• **Exercise prompt**
Find the number of lines below in which the word "this" appears, and write that number only.
[Begin]
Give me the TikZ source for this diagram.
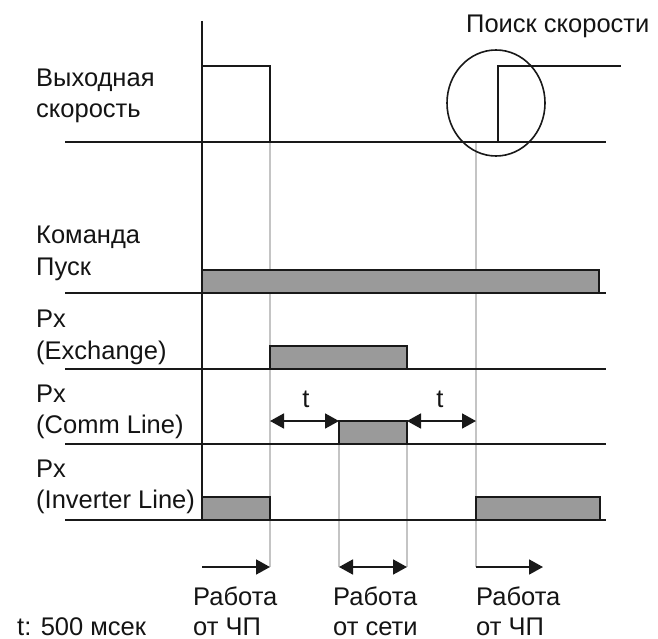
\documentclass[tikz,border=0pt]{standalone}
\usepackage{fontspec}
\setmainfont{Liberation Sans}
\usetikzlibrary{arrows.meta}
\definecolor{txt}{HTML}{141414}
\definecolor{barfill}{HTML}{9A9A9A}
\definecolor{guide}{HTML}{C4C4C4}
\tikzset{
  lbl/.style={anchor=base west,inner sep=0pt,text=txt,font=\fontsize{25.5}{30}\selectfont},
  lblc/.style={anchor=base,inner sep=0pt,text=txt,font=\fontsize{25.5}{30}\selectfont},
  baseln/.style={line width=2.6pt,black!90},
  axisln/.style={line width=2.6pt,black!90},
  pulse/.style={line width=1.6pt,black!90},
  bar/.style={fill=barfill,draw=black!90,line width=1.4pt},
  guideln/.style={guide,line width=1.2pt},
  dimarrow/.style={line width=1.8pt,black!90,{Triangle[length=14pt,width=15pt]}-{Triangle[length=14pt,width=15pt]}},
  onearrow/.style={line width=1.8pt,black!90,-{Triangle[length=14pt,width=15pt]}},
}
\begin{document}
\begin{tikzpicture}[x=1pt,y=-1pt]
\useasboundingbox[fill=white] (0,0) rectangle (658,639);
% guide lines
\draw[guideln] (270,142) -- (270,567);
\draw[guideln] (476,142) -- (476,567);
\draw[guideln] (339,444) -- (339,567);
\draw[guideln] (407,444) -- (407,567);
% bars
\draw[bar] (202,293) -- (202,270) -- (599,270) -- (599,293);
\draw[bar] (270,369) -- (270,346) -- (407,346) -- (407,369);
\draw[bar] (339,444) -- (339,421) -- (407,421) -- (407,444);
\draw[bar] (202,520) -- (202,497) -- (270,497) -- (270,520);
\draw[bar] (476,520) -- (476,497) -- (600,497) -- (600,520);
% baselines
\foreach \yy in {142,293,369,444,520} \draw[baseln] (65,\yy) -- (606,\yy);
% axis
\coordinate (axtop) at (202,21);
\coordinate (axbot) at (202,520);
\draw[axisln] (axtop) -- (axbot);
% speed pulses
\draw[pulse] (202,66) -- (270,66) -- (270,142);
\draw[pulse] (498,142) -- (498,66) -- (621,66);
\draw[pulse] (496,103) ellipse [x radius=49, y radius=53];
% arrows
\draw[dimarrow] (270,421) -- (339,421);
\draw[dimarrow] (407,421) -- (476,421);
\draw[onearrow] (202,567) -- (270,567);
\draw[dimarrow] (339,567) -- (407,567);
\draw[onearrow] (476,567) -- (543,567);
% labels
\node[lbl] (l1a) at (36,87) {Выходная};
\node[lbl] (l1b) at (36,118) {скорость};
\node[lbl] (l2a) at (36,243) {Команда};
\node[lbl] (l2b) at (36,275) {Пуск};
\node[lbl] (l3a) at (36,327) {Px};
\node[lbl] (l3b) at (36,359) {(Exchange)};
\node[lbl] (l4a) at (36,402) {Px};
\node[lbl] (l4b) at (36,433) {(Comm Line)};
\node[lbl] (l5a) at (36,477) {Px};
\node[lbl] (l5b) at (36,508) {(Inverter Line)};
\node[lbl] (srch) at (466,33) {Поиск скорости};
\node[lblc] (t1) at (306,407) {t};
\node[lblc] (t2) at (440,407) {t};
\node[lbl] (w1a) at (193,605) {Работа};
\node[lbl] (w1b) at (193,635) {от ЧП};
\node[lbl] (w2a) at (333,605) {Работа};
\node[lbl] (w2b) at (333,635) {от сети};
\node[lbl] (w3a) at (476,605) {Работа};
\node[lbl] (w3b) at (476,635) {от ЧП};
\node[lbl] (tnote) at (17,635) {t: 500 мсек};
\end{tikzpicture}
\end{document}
[End]
[Begin]
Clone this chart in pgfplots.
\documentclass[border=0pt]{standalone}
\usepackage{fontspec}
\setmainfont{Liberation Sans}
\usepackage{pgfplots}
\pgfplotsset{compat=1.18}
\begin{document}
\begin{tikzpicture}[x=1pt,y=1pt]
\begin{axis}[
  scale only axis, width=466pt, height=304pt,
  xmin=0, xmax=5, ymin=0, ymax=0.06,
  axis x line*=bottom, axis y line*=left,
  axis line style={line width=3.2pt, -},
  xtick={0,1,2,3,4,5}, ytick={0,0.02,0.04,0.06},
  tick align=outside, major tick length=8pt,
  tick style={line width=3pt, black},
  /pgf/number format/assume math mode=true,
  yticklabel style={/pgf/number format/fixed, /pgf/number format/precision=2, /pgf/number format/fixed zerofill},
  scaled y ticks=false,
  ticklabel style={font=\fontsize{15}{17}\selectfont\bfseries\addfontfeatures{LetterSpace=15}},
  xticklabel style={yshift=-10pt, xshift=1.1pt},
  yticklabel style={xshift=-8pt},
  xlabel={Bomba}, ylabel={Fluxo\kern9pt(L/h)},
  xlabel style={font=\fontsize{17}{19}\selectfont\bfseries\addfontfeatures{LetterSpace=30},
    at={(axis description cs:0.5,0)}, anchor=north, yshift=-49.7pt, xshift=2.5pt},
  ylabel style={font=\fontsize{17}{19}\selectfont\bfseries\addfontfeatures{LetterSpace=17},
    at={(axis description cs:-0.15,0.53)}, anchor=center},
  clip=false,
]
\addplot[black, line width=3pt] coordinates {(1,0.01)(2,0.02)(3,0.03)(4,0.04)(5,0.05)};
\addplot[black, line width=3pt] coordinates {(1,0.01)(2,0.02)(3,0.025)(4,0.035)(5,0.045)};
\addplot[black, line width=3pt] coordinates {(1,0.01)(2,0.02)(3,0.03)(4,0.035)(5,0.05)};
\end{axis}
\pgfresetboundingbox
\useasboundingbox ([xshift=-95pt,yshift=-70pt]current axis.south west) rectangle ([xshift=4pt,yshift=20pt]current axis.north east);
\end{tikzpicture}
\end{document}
[End]
• **Task response**
2